One of the most astute responses to Friday’s jobs numbers, which showed a slight uptick in employment, came from Commentary editor John Podhoretz. Podhoretz notices something important about the diminished lives of the employed:
[T]he political problem for the president is not the tragedy of life for the unemployed, though it is the most painful fact about the lingering economic malaise. The political problem is the condition of the employed.
It is the reversal of fortunes and the reversal of expectations that is primarily responsible for the 3/5ths to 2/3rds of Americans who say the country is on the wrong track. Many of those who are well-employed get fewer raises than they did, and are likely working harder because their employers have fewer people on the payroll.
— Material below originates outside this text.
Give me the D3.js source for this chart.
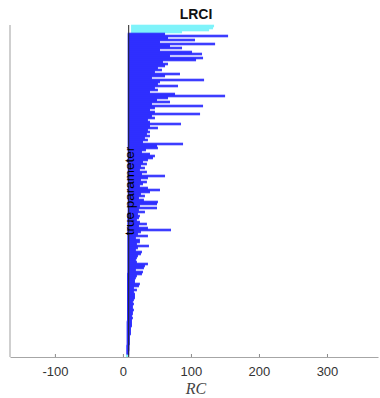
<!DOCTYPE html>
<html>
<head>
<meta charset="utf-8">
<script src="https://cdn.jsdelivr.net/npm/d3@7"></script>
<style>
  html, body { margin: 0; padding: 0; background: #fff; }
  svg { display: block; }
</style>
</head>
<body>
<svg id="chart" width="380" height="398"></svg>
<script>
// Likelihood-ratio confidence intervals, one per simulated sample, top to bottom.
// Each entry is [lower bound, upper bound] of the interval on RC.
const intervals = [
  [12, 134.0], [12, 132.5], [12, 126.7], [12, 86.9],
  [7, 61.9], [7, 154.6], [7, 66.3], [7, 106.0], [7, 54.5], [7, 135.5],
  [7, 69.2], [7, 86.9], [7, 54.5], [7, 101.6], [7, 116.3], [7, 69.2],
  [7, 117.8], [7, 107.5], [7, 58.9], [7, 66.3], [7, 61.9], [7, 51.5],
  [7, 57.4], [7, 47.1], [7, 83.9], [7, 61.9], [7, 42.7], [7, 119.3],
  [7, 54.5], [7, 51.5], [7, 81.0], [7, 47.1], [7, 51.5], [7, 39.8],
  [7, 76.6], [7, 150.2], [7, 66.3], [7, 50.1], [7, 69.2], [7, 42.7],
  [7, 117.8], [7, 47.1], [7, 39.8], [7, 47.1], [7, 113.4], [7, 42.7],
  [7, 47.1], [7, 36.8], [7, 39.8], [7, 85.4], [7, 39.8], [7, 51.5],
  [7, 36.8], [7, 39.8], [7, 35.3], [7, 39.8], [7, 32.4], [7, 36.8],
  [7, 29.5], [7, 88.4], [7, 50.1], [7, 51.5], [7, 33.9], [7, 28.0],
  [7, 39.8], [7, 47.1], [7, 44.2], [7, 36.8], [7, 29.5], [7, 35.3],
  [7, 26.5], [7, 32.4], [7, 25.0], [7, 35.3], [7, 28.0], [7, 61.9],
  [7, 36.8], [7, 26.5], [7, 35.3], [7, 29.5], [7, 25.0], [7, 36.8],
  [7, 54.5], [7, 39.8], [7, 26.5], [7, 32.4], [7, 23.6], [7, 30.9],
  [7, 51.5], [7, 50.1], [7, 25.0], [7, 50.1], [7, 23.6], [7, 32.4],
  [6.5, 22.1], [6.5, 25.0], [6.5, 23.6], [6.5, 20.6], [6.5, 25.0], [6.5, 35.3],
  [6.5, 23.6], [6.5, 36.8], [6.5, 70.7], [6.5, 26.5], [6.5, 22.1], [6.5, 36.8],
  [6.5, 19.1], [6.5, 25.0], [6.5, 25.0], [6.5, 20.6], [6.5, 38.3], [6.5, 22.1],
  [6.5, 19.1], [6.5, 28.0], [6.5, 26.5], [6.5, 22.1], [6.5, 20.6], [6.5, 19.1],
  [6.5, 20.6], [6.5, 36.8], [6.5, 32.4], [6.5, 30.9], [6.5, 19.1], [6.5, 29.5],
  [6, 28.0], [6, 20.6], [6, 19.1], [6, 17.7], [6, 17.7], [6, 25.0],
  [6, 23.6], [6, 16.2], [6, 20.6], [6, 16.2], [6, 17.7], [6, 17.7],
  [6, 17.7], [6, 16.2], [6, 14.7], [6, 16.2], [6, 14.7], [6, 14.7],
  [6, 16.2], [6, 14.7], [6, 14.7], [6, 13.3], [6, 14.7], [6, 13.3],
  [5.5, 13.3], [5.5, 13.3], [5.5, 13.3], [5.5, 11.8], [5.5, 11.8], [5.5, 11.8],
  [5.5, 11.8], [5.5, 10.3], [5.5, 10.3], [5.5, 10.3], [5.5, 10.3], [5.5, 10.3],
  [5, 9.6], [5, 9.6], [5, 9.6], [5, 9.2], [5, 9.2], [4.5, 7.5]
];
const trueValue = 8.5;
const xTicks = [-100, 0, 100, 200, 300];
const xDomain = [-166, 375];
const titleText = "LRCI";
const xLabel = "RC";
const lineLabel = "true parameter";

const svg = d3.select("#chart");
const plotLeft = 10, plotRight = 378, plotTop = 25, plotBottom = 357;

const x = d3.scaleLinear().domain(xDomain).range([plotLeft, plotRight]);
const y = d3.scaleBand().domain(d3.range(intervals.length)).range([plotTop, plotBottom]).padding(0);

// an interval misses when it does not contain the true value
const misses = d => d[0] > trueValue || d[1] < trueValue;

// interval lines overlap slightly so the short ones merge into a solid band
const bars = svg.append("g");
bars.selectAll("rect")
  .data(intervals)
  .join("rect")
  .attr("x", d => x(d[0]))
  .attr("y", (d, i) => y(i) - 0.3)
  .attr("width", d => x(d[1]) - x(d[0]))
  .attr("height", y.bandwidth() + 0.6)
  .attr("fill", d => misses(d) ? "#7ff3fa" : "#0000ff")
  .attr("fill-opacity", d => misses(d) ? 1 : 0.76);

// true parameter reference line
svg.append("line")
  .attr("x1", x(trueValue)).attr("x2", x(trueValue))
  .attr("y1", plotTop).attr("y2", plotBottom)
  .attr("stroke", "#222").attr("stroke-width", 1);

svg.append("text")
  .attr("transform", `translate(${x(trueValue) + 5.8},${(plotTop + plotBottom) / 2}) rotate(-90)`)
  .attr("text-anchor", "middle")
  .attr("font-family", "Liberation Sans, Arial, sans-serif")
  .attr("font-size", 13.5)
  .attr("fill", "#000")
  .text(lineLabel);

// axes
const xAxis = d3.axisBottom(x)
  .tickValues(xTicks)
  .tickFormat(d => String(d))
  .tickSizeInner(-3)
  .tickSizeOuter(0)
  .tickPadding(10);

const gx = svg.append("g")
  .attr("transform", `translate(0,${plotBottom})`)
  .call(xAxis);
gx.select(".domain").attr("stroke", "#a6a6a6");
gx.selectAll(".tick line").attr("stroke", "#8a8a8a");
gx.selectAll(".tick text")
  .attr("fill", "#333")
  .attr("font-family", "Liberation Sans, Arial, sans-serif")
  .attr("font-size", 13);

svg.append("line")
  .attr("x1", plotLeft).attr("x2", plotLeft)
  .attr("y1", plotTop).attr("y2", plotBottom)
  .attr("stroke", "#b5b5b5").attr("stroke-width", 1.3);

svg.append("text")
  .attr("x", (plotLeft + plotRight) / 2 + 2)
  .attr("y", 19)
  .attr("text-anchor", "middle")
  .attr("font-family", "Liberation Sans, Arial, sans-serif")
  .attr("font-weight", "bold")
  .attr("font-size", 14)
  .attr("fill", "#111")
  .text(titleText);

svg.append("text")
  .attr("x", (plotLeft + plotRight) / 2 + 2)
  .attr("y", 394)
  .attr("text-anchor", "middle")
  .attr("font-family", "Liberation Serif, Times New Roman, serif")
  .attr("font-style", "italic")
  .attr("font-size", 16)
  .attr("fill", "#444")
  .text(xLabel);
</script>
</body>
</html>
The ability of people to move from job to job has been hampered—as has the upward effect of such job changes on their wages. Most important, the 64 percent of American households that own their own homes has seen a 20-40 percent decline in their own wealth, as the home in question is usually their largest investment.
Emily has already commented on the large number of part-time jobs that contributed to the slight lowering of the unemployment rate. The difficulties of living on a part-time salary when what the worker really wants is a full-time job are highlighted again today in the Wall Street Journal:
Working part time is certainly preferable to not working at all, but it's tough to pay the mortgage, energy, medical and grocery bills with a 20-hour-a-week job. The job market has been bad for so long that people are settling for any paycheck they can get. One suspect in this shift to part-time work is the cost of providing health insurance, especially with ObamaCare looming.
A small business that employs 50 people is required to provide health insurance under Obamacare. Solution: don’t get above the 50 mark. The giddiness over the current jobs numbers only serves to show just how bad things really are:
Democrats are celebrating the decline in the jobless rate, which only shows how their standards have changed since President Obama entered the White House. In 2004, they were lambasting George W. Bush for a September jobless rate that was 5.4%. Only last month they were begging the Federal Reserve to print more money indefinitely because the job market was so weak. Now they say happy days are almost here again.
Not.
One other interesting fact about unemployment: it is 4.3 percent among government workers.
In other words, America, we're paying with our tax dollars to ensure that folks in the most bloated and protected sector of the economy don't face the same trials and tribulations the rest of us face. Just throwing that out: debate among yourselves.